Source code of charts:
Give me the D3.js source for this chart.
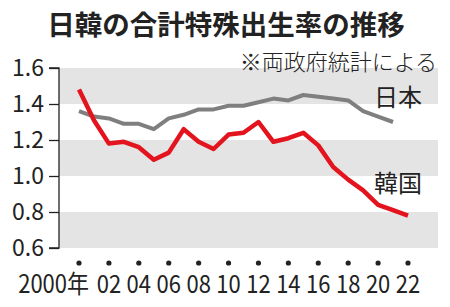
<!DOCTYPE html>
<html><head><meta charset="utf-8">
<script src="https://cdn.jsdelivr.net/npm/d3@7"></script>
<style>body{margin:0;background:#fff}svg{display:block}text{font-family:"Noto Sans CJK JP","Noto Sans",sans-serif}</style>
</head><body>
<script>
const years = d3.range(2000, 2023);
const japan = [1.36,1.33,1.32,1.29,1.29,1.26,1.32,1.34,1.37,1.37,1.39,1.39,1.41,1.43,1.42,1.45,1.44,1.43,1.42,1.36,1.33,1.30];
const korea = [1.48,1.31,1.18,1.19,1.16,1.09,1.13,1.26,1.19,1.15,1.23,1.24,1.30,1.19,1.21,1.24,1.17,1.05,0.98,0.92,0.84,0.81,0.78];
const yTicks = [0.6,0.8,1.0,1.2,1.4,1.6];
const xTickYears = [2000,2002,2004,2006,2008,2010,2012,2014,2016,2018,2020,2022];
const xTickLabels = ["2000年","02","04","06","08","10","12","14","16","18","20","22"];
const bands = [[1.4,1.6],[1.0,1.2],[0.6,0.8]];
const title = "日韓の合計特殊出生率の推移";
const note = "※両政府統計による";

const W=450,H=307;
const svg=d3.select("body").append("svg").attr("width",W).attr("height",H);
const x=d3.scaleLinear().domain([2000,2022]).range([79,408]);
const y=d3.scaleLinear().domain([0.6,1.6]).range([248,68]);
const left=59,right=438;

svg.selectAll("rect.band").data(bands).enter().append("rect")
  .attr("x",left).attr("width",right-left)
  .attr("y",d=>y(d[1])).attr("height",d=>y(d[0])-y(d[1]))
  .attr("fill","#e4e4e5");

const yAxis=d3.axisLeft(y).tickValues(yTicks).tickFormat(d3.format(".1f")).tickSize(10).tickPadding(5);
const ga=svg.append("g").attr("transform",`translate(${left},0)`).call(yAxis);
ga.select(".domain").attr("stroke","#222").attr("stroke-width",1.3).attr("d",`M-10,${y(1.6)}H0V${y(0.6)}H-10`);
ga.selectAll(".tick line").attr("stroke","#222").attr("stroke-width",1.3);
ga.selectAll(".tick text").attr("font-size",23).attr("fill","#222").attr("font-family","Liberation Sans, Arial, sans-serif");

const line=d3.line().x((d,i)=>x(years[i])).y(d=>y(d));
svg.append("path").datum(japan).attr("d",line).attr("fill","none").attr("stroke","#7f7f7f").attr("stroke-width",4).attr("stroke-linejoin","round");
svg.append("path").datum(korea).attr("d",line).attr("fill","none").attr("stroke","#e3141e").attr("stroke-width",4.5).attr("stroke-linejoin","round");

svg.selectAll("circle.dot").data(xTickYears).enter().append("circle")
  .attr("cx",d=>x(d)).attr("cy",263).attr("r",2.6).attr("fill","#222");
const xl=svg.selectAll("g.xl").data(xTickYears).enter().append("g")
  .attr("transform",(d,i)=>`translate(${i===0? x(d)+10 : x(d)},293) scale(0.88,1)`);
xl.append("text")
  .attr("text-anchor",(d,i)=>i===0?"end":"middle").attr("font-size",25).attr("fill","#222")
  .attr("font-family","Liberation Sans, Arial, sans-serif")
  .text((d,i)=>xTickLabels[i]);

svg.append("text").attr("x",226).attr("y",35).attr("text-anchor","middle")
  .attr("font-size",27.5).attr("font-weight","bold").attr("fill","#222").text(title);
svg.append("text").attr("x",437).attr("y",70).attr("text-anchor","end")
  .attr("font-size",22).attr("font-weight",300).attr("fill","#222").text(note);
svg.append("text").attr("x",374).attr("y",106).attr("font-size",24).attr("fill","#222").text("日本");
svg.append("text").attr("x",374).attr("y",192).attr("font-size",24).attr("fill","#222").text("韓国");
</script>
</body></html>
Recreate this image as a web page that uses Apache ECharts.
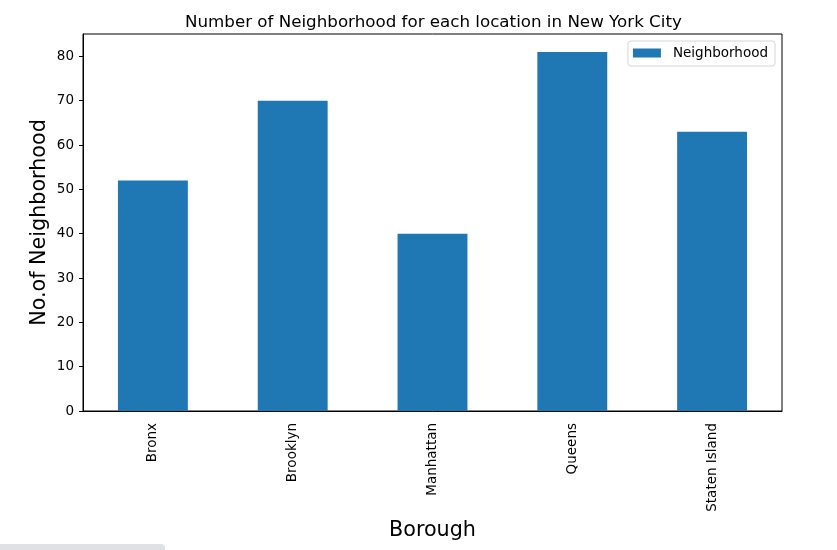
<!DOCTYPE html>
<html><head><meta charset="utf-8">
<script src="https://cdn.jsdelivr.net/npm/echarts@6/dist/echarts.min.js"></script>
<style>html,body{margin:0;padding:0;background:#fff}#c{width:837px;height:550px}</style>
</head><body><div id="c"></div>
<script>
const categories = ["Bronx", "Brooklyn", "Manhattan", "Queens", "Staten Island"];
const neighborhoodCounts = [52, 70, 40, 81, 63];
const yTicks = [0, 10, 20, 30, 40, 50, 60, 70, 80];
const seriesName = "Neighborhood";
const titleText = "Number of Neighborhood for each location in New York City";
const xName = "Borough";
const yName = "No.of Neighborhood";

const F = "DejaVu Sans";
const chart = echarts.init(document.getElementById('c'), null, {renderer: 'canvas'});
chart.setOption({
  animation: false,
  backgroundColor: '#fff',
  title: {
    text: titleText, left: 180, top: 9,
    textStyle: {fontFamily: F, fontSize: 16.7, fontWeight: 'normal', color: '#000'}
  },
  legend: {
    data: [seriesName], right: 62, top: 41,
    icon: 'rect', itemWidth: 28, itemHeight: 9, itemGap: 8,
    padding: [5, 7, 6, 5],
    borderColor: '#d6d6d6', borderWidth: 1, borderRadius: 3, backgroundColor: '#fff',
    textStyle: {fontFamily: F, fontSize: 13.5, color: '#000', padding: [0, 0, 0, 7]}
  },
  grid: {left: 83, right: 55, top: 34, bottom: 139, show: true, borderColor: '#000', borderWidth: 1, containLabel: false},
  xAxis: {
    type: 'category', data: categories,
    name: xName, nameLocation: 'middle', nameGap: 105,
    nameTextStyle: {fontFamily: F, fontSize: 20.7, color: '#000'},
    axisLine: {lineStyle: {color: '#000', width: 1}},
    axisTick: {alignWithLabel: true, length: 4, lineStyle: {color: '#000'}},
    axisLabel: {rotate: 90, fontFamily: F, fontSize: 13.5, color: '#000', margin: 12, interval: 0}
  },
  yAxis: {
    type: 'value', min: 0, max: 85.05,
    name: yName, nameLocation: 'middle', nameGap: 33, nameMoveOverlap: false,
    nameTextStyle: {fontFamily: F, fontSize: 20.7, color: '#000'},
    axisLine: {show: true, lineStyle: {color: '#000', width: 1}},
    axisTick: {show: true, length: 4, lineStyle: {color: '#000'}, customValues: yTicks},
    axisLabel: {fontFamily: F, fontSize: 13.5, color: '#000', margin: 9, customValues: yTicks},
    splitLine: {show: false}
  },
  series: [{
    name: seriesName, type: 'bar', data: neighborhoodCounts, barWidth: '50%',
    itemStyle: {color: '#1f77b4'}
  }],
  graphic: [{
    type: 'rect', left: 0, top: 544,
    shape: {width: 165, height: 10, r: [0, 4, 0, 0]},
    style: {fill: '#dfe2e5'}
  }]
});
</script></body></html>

What you are asked to do: Each record must be quoted in full and exactly. Do not include the pictures.

Exercise answer:
Give me the D3.js source for this chart.
<!DOCTYPE html>
<html><head><meta charset="utf-8">
<script src="https://cdn.jsdelivr.net/npm/d3@7"></script>
<style>body{margin:0;background:#fff}svg{display:block}text{font-family:"Noto Sans CJK JP","Noto Sans",sans-serif}</style>
</head><body>
<script>
const years = d3.range(2000, 2023);
const japan = [1.36,1.33,1.32,1.29,1.29,1.26,1.32,1.34,1.37,1.37,1.39,1.39,1.41,1.43,1.42,1.45,1.44,1.43,1.42,1.36,1.33,1.30];
const korea = [1.48,1.31,1.18,1.19,1.16,1.09,1.13,1.26,1.19,1.15,1.23,1.24,1.30,1.19,1.21,1.24,1.17,1.05,0.98,0.92,0.84,0.81,0.78];
const yTicks = [0.6,0.8,1.0,1.2,1.4,1.6];
const xTickYears = [2000,2002,2004,2006,2008,2010,2012,2014,2016,2018,2020,2022];
const xTickLabels = ["2000年","02","04","06","08","10","12","14","16","18","20","22"];
const bands = [[1.4,1.6],[1.0,1.2],[0.6,0.8]];
const title = "日韓の合計特殊出生率の推移";
const note = "※両政府統計による";

const W=450,H=307;
const svg=d3.select("body").append("svg").attr("width",W).attr("height",H);
const x=d3.scaleLinear().domain([2000,2022]).range([79,408]);
const y=d3.scaleLinear().domain([0.6,1.6]).range([248,68]);
const left=59,right=438;

svg.selectAll("rect.band").data(bands).enter().append("rect")
  .attr("x",left).attr("width",right-left)
  .attr("y",d=>y(d[1])).attr("height",d=>y(d[0])-y(d[1]))
  .attr("fill","#e4e4e5");

const yAxis=d3.axisLeft(y).tickValues(yTicks).tickFormat(d3.format(".1f")).tickSize(10).tickPadding(5);
const ga=svg.append("g").attr("transform",`translate(${left},0)`).call(yAxis);
ga.select(".domain").attr("stroke","#222").attr("stroke-width",1.3).attr("d",`M-10,${y(1.6)}H0V${y(0.6)}H-10`);
ga.selectAll(".tick line").attr("stroke","#222").attr("stroke-width",1.3);
ga.selectAll(".tick text").attr("font-size",23).attr("fill","#222").attr("font-family","Liberation Sans, Arial, sans-serif");

const line=d3.line().x((d,i)=>x(years[i])).y(d=>y(d));
svg.append("path").datum(japan).attr("d",line).attr("fill","none").attr("stroke","#7f7f7f").attr("stroke-width",4).attr("stroke-linejoin","round");
svg.append("path").datum(korea).attr("d",line).attr("fill","none").attr("stroke","#e3141e").attr("stroke-width",4.5).attr("stroke-linejoin","round");

svg.selectAll("circle.dot").data(xTickYears).enter().append("circle")
  .attr("cx",d=>x(d)).attr("cy",263).attr("r",2.6).attr("fill","#222");
const xl=svg.selectAll("g.xl").data(xTickYears).enter().append("g")
  .attr("transform",(d,i)=>`translate(${i===0? x(d)+10 : x(d)},293) scale(0.88,1)`);
xl.append("text")
  .attr("text-anchor",(d,i)=>i===0?"end":"middle").attr("font-size",25).attr("fill","#222")
  .attr("font-family","Liberation Sans, Arial, sans-serif")
  .text((d,i)=>xTickLabels[i]);

svg.append("text").attr("x",226).attr("y",35).attr("text-anchor","middle")
  .attr("font-size",27.5).attr("font-weight","bold").attr("fill","#222").text(title);
svg.append("text").attr("x",437).attr("y",70).attr("text-anchor","end")
  .attr("font-size",22).attr("font-weight",300).attr("fill","#222").text(note);
svg.append("text").attr("x",374).attr("y",106).attr("font-size",24).attr("fill","#222").text("日本");
svg.append("text").attr("x",374).attr("y",192).attr("font-size",24).attr("fill","#222").text("韓国");
</script>
</body></html>
Recreate this image as a web page that uses Apache ECharts.
<!DOCTYPE html>
<html><head><meta charset="utf-8">
<script src="https://cdn.jsdelivr.net/npm/echarts@6/dist/echarts.min.js"></script>
<style>html,body{margin:0;padding:0;background:#fff}#c{width:837px;height:550px}</style>
</head><body><div id="c"></div>
<script>
const categories = ["Bronx", "Brooklyn", "Manhattan", "Queens", "Staten Island"];
const neighborhoodCounts = [52, 70, 40, 81, 63];
const yTicks = [0, 10, 20, 30, 40, 50, 60, 70, 80];
const seriesName = "Neighborhood";
const titleText = "Number of Neighborhood for each location in New York City";
const xName = "Borough";
const yName = "No.of Neighborhood";

const F = "DejaVu Sans";
const chart = echarts.init(document.getElementById('c'), null, {renderer: 'canvas'});
chart.setOption({
  animation: false,
  backgroundColor: '#fff',
  title: {
    text: titleText, left: 180, top: 9,
    textStyle: {fontFamily: F, fontSize: 16.7, fontWeight: 'normal', color: '#000'}
  },
  legend: {
    data: [seriesName], right: 62, top: 41,
    icon: 'rect', itemWidth: 28, itemHeight: 9, itemGap: 8,
    padding: [5, 7, 6, 5],
    borderColor: '#d6d6d6', borderWidth: 1, borderRadius: 3, backgroundColor: '#fff',
    textStyle: {fontFamily: F, fontSize: 13.5, color: '#000', padding: [0, 0, 0, 7]}
  },
  grid: {left: 83, right: 55, top: 34, bottom: 139, show: true, borderColor: '#000', borderWidth: 1, containLabel: false},
  xAxis: {
    type: 'category', data: categories,
    name: xName, nameLocation: 'middle', nameGap: 105,
    nameTextStyle: {fontFamily: F, fontSize: 20.7, color: '#000'},
    axisLine: {lineStyle: {color: '#000', width: 1}},
    axisTick: {alignWithLabel: true, length: 4, lineStyle: {color: '#000'}},
    axisLabel: {rotate: 90, fontFamily: F, fontSize: 13.5, color: '#000', margin: 12, interval: 0}
  },
  yAxis: {
    type: 'value', min: 0, max: 85.05,
    name: yName, nameLocation: 'middle', nameGap: 33, nameMoveOverlap: false,
    nameTextStyle: {fontFamily: F, fontSize: 20.7, color: '#000'},
    axisLine: {show: true, lineStyle: {color: '#000', width: 1}},
    axisTick: {show: true, length: 4, lineStyle: {color: '#000'}, customValues: yTicks},
    axisLabel: {fontFamily: F, fontSize: 13.5, color: '#000', margin: 9, customValues: yTicks},
    splitLine: {show: false}
  },
  series: [{
    name: seriesName, type: 'bar', data: neighborhoodCounts, barWidth: '50%',
    itemStyle: {color: '#1f77b4'}
  }],
  graphic: [{
    type: 'rect', left: 0, top: 544,
    shape: {width: 165, height: 10, r: [0, 4, 0, 0]},
    style: {fill: '#dfe2e5'}
  }]
});
</script></body></html>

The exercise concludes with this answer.